In lagpunkt No. 5, as many as 1,400 prisoners, mostly Ukrainians and Balts, refused to leave the zona. Instead, they hung black flags from their barracks, conducting themselves, in the words of an MVD bureaucrat, with “extreme aggression.” Then, when the camp guards, assisted by forty soldiers, attempted to rope off the barracks and protect the camp’s food supplies, a crowd of 500 prisoners attacked. They shouted curses and cheers, threw rocks, hit the soldiers with clubs and picks, tried to knock their guns out of their arms. The official report describes what happened next: “At the most critical moment of their attack on the guards, the soldiers opened fire on the prisoners. After the conclusion of the shooting, the prisoners were forced to lie on the ground. After this, the prisoners began to fulfill all of the orders of the guards and of the camp administration.”24
According to the same report, twenty-three prisoners died that day. According to eyewitnesses, several hundred prisoners died over several days in Norilsk, in a series of similar incidents.
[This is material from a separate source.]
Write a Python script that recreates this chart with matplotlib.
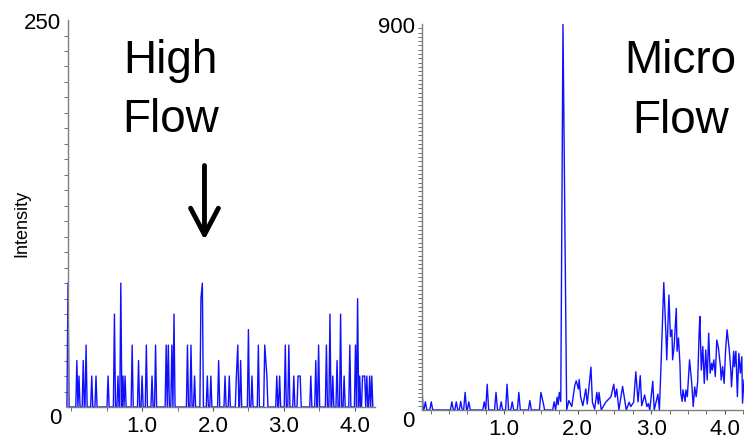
import matplotlib
matplotlib.use("Agg")
import matplotlib.pyplot as plt
from matplotlib.ticker import MultipleLocator

plt.rcParams['font.family'] = ['Liberation Sans', 'DejaVu Sans']

# ===== Data =====
# High flow: isolated noise spikes, retention time (min) / intensity
hf_time = [-0.045, 0.08, 0.11, 0.17, 0.21, 0.29, 0.35, 0.52, 0.61, 0.66, 0.70, 0.73,
           0.76, 0.86, 0.95, 1.00, 1.06, 1.14, 1.19, 1.34, 1.37, 1.42, 1.45, 1.64,
           1.69, 1.74, 1.83, 1.85, 1.92, 1.97, 2.08, 2.17, 2.23, 2.33, 2.35, 2.39,
           2.50, 2.55, 2.64, 2.73, 2.76, 2.90, 2.94, 3.02, 3.07, 3.14, 3.20, 3.23,
           3.38, 3.45, 3.49, 3.60, 3.65, 3.69, 3.75, 3.80, 3.85, 3.93, 4.01, 4.04,
           4.07, 4.11, 4.14, 4.17, 4.21, 4.24]
hf_int = [80, 30, 20, 30, 40, 20, 20, 20, 60, 20, 80, 20,
          20, 40, 30, 20, 40, 20, 40, 40, 40, 40, 60, 40,
          40, 20, 70, 80, 20, 20, 30, 20, 20, 20, 40, 30,
          50, 20, 40, 40, 20, 20, 20, 40, 40, 20, 20, 20,
          20, 30, 40, 40, 60, 20, 30, 60, 20, 40, 40, 70,
          20, 20, 20, 20, 20, 20]

# Micro flow: early isolated spikes
mf_peak_time = [-0.12, -0.07, 0.01, 0.29, 0.35, 0.41, 0.47, 0.52, 0.73, 0.77,
                0.89, 0.96, 1.04, 1.11, 1.20, 1.35, 1.50, 1.53]
mf_peak_int = [60, 19, 19, 19, 19, 20, 41, 19, 19, 60,
               41, 19, 60, 19, 41, 22, 41, 18]

# Micro flow: continuous trace from the big peak onwards
mf_time = [1.66, 1.68, 1.70, 1.72, 1.735, 1.75, 1.77, 1.80, 1.85, 1.88, 1.92, 1.96,
           1.98, 2.01, 2.02, 2.04, 2.07, 2.11, 2.13, 2.18, 2.20, 2.23, 2.26, 2.28,
           2.29, 2.32, 2.38, 2.43, 2.45, 2.49, 2.51, 2.53, 2.56, 2.61, 2.66, 2.70,
           2.72, 2.76, 2.79, 2.82, 2.85, 2.87, 2.91, 2.94, 2.96, 2.98, 3.02, 3.04,
           3.09, 3.11, 3.13, 3.17, 3.20, 3.21, 3.24, 3.26, 3.28, 3.29, 3.31, 3.34,
           3.35, 3.37, 3.39, 3.40, 3.42, 3.43, 3.46, 3.47, 3.49, 3.52, 3.55, 3.57,
           3.59, 3.61, 3.63, 3.65, 3.66, 3.68, 3.70, 3.72, 3.74, 3.76, 3.78, 3.80,
           3.82, 3.83, 3.85, 3.87, 3.89, 3.91, 3.94, 3.95, 3.97, 3.99, 4.01, 4.03,
           4.06, 4.08, 4.09, 4.12, 4.13, 4.15, 4.17, 4.19, 4.21, 4.23, 4.24, 4.26]
mf_int = [0, 19, 0, 30, 12, 41, 20, 900, 0, 22, 8, 57,
          68, 49, 71, 30, 10, 49, 14, 100, 18, 2, 41, 14,
          41, 0, 18, 27, 30, 60, 30, 49, 0, 55, 0, 18,
          8, 18, 89, 19, 80, 10, 35, 8, 15, 0, 67, 0,
          37, 0, 93, 297, 171, 117, 268, 171, 187, 117, 148, 237,
          137, 168, 106, 40, 20, 47, 20, 47, 31, 117, 62, 8,
          54, 31, 65, 179, 218, 93, 148, 62, 140, 70, 179, 86,
          109, 93, 117, 78, 163, 148, 101, 70, 101, 62, 140, 187,
          140, 93, 54, 137, 101, 137, 31, 132, 86, 124, 16, 70]

x_labels = ["1.0", "2.0", "3.0", "4.0"]
x_ticks = [1.0, 2.0, 3.0, 4.0]


def spike_trace(times, heights, hw=0.015):
    """Turn a list of spikes into line vertices dropping back to zero."""
    xs, ys = [], []
    for i, (t, h) in enumerate(zip(times, heights)):
        prev_close = i > 0 and t - times[i - 1] < 2 * hw
        next_close = i < len(times) - 1 and times[i + 1] - t < 2 * hw
        if not prev_close:
            xs.append(t - hw)
            ys.append(0)
        xs.append(t)
        ys.append(h)
        if not next_close:
            xs.append(t + hw)
            ys.append(0)
    return xs, ys


def style_axis(ax, ymax, xmin, xmax, minor_x):
    ax.set_xlim(xmin, xmax)
    ax.set_ylim(0, ymax)
    for s in ["top", "right"]:
        ax.spines[s].set_visible(False)
    for s in ["left", "bottom"]:
        ax.spines[s].set_color("#7f7f7f")
        ax.spines[s].set_linewidth(1.0)
    ax.set_yticks([0, ymax])
    ax.set_yticklabels(["0", str(ymax)])
    ax.get_yticklabels()[0].set_va("top")
    ax.yaxis.set_minor_locator(MultipleLocator(10))
    ax.set_xticks(x_ticks)
    ax.set_xticklabels(x_labels)
    ax.xaxis.set_minor_locator(MultipleLocator(minor_x))
    ax.tick_params(axis="both", which="both", colors="#555555", labelcolor="black",
                   labelsize=16, direction="out")
    ax.tick_params(axis="both", which="major", length=3, width=0.8)
    ax.tick_params(axis="both", which="minor", length=3, width=0.6)
    ax.tick_params(axis="y", which="major", pad=5, length=0)
    ax.tick_params(axis="x", which="major", pad=3)


fig = plt.figure(figsize=(7.44, 4.39), dpi=100)

# ===== High flow =====
ax1 = fig.add_axes([0.0914, 0.0706, 0.4126, 0.8815])
x, y = spike_trace(hf_time, hf_int)
ax1.plot(x, y, color="#1010ff", lw=1.0, clip_on=False)
style_axis(ax1, 250, -0.045, 4.285, 0.5)
ax1.text(1.4, 205, "High\nFlow", fontsize=33, ha="center", va="center",
         linespacing=1.45)
ax1.annotate("", xy=(1.88, 108), xytext=(1.88, 156),
             arrowprops=dict(arrowstyle="->,head_length=0.95,head_width=0.5",
                             lw=3.5, color="black", mutation_scale=20,
                             shrinkA=0, shrinkB=0))
fig.text(0.03, 0.49, "Intensity", rotation=90, fontsize=13, ha="center", va="center")

# ===== Micro flow =====
ax2 = fig.add_axes([0.5668, 0.0638, 0.4332, 0.8793])
x, y = spike_trace(mf_peak_time, mf_peak_int, hw=0.02)
ax2.plot(x + mf_time, y + mf_int, color="#1010ff", lw=1.0)
style_axis(ax2, 900, -0.12, 4.26, 0.25)
ax2.text(3.4, 746, "Micro\nFlow", fontsize=33, ha="center", va="center",
         linespacing=1.45)

plt.savefig("out.png", dpi=100)
plt.close()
The authorities put down the Vorkuta strike in a similar manner. Lagpunkt by lagpunkt, soldiers and police troops forced the prisoners out of the camps, sorted them into groups of 100, and put them through a “filtration” process, separating the presumed strike leaders from the other prisoners. In order to get the prisoners to leave peacefully, the Moscow commission also loudly promised all of the prisoners that their cases would be reviewed, and that the strike leaders would not be shot. The ruse worked: thanks to General Maslennikov’s “fatherly” attitude, “we believed him,” one of the participants later explained.25
In one camp, however—the lagpunkt beside mine No. 29—the prisoners did not believe the general—and when Maslennikov told them to return to work, they refused. Soldiers arrived, bringing a fire engine with them, intending to use water hoses to break up the crowd:
But before the hoses could be unwound and turned on us, Ripetsky waved the prisoners forward and a wall of them advanced, turning the vehicle out of the gate as if it had been a toy . . . There was a salvo of shots from the guards, straight into the mass of prisoners. But we were standing with our arms linked, and at first no one fell, though many were dead and wounded. Only Ihnatowicz, a little in front of the line, was standing alone. He seemed to stand for a moment in astonishment, then turned round to face us. His lips moved, but no words came out. He stretched out an arm, then fell.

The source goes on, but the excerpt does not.